Ainsi donc, si l’on laisse de côté l’imposture absolue que représentait l’image d’un DSK en prise directe avec le monde réel véhiculé par les médias avant ce matin de mai, apparaît en pleine lumière l’incroyable faisceau de liens, de relations personnelles, d’amitiés, parfois même carrément d’intimité qui unissent la sphère politique et le monde médiatique français, quand la plus élémentaire déontologie devrait imposer au second une distance évidemment non négociable pour éviter les possibles complaisances et les inévitables conflits d’intérêts. Cette connivence choquante et indéfendable jette le discrédit sur la profession journalistique française toute entière.
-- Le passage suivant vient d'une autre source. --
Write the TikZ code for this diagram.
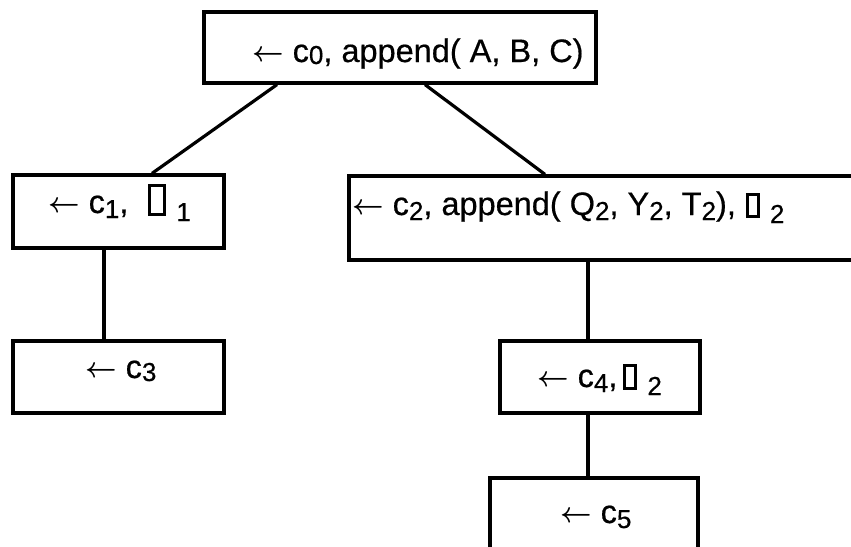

Les médias étrangers ne s’y sont d’ailleurs pas trompé qui tous ou presque se sont montrés particulièrement critiques en dénonçant durement un système journalistique français défaillant et complice
Enfin, pour finir, et ce n’est pas le moins désolant, le moins choquant dans cette lamentable histoire… Que dire des sorties affligeantes de certains hommes politiques ou journalistes dans leur désir de sauver l’un des leurs, dans un insupportable reflexe de caste ? Que dire d’un Jack Lang qui, après avoir déjà défendu dans l’outrance et la mauvaise foi la plus totale Roman Polanski ou Frédéric Mitterrand, vient à présent au secours de Strauss-Kahn en osant un « il n’y a pas mort d’homme » tout simplement ignoble ? Que dire d’un Jean-François Kahn, qui, aveuglé par son amitié avec DSK, ose relativiser les faits reprochés au Directeur du FMI en évoquant un «troussage de domestique » hallucinant ? Que dire d’un Jean-Pierre Chevènement « hors sol » évoquant l’affaire Dreyfus ? D’un BHL évidemment là et bien là dès lors qu’il s’agit de dire des énormités qui s’insurge que l’on ose traiter DSK comme un simple justifiable ordinaire ? Dans le film Les Tontons Flingueurs, Audiard faisait dire à Lino Ventura la sentence suivante : « Les cons, ça ose tout, c’est même à ça qu’on les reconnaît ! ». Que dire encore de ces propos tenus par nombre d’autres intervenants journalistes comme politiques, souvent des hommes, tentant de relativiser les faits, présentant DSK comme une victime, oubliant totalement la jeune femme agressée, comment qualifier ces commentaires outranciers, indécents, d’un machisme aux relents nauséabonds, qui semble excuser les comportements déplacés et le harcèlement sexuel qu’ont encore aujourd’hui à subir nombre de femmes, notamment dans les milieux politiques et journalistiques ?
Décidemment, et une fois de plus, l’affaire Strauss-Kahn, et dès ses premières heures, aura mis en évidence la faillite des élites françaises. Peut-on d’ailleurs encore parler d’ « élites » ? On en doutait déjà fortement. On sait à présent et définitivement que non.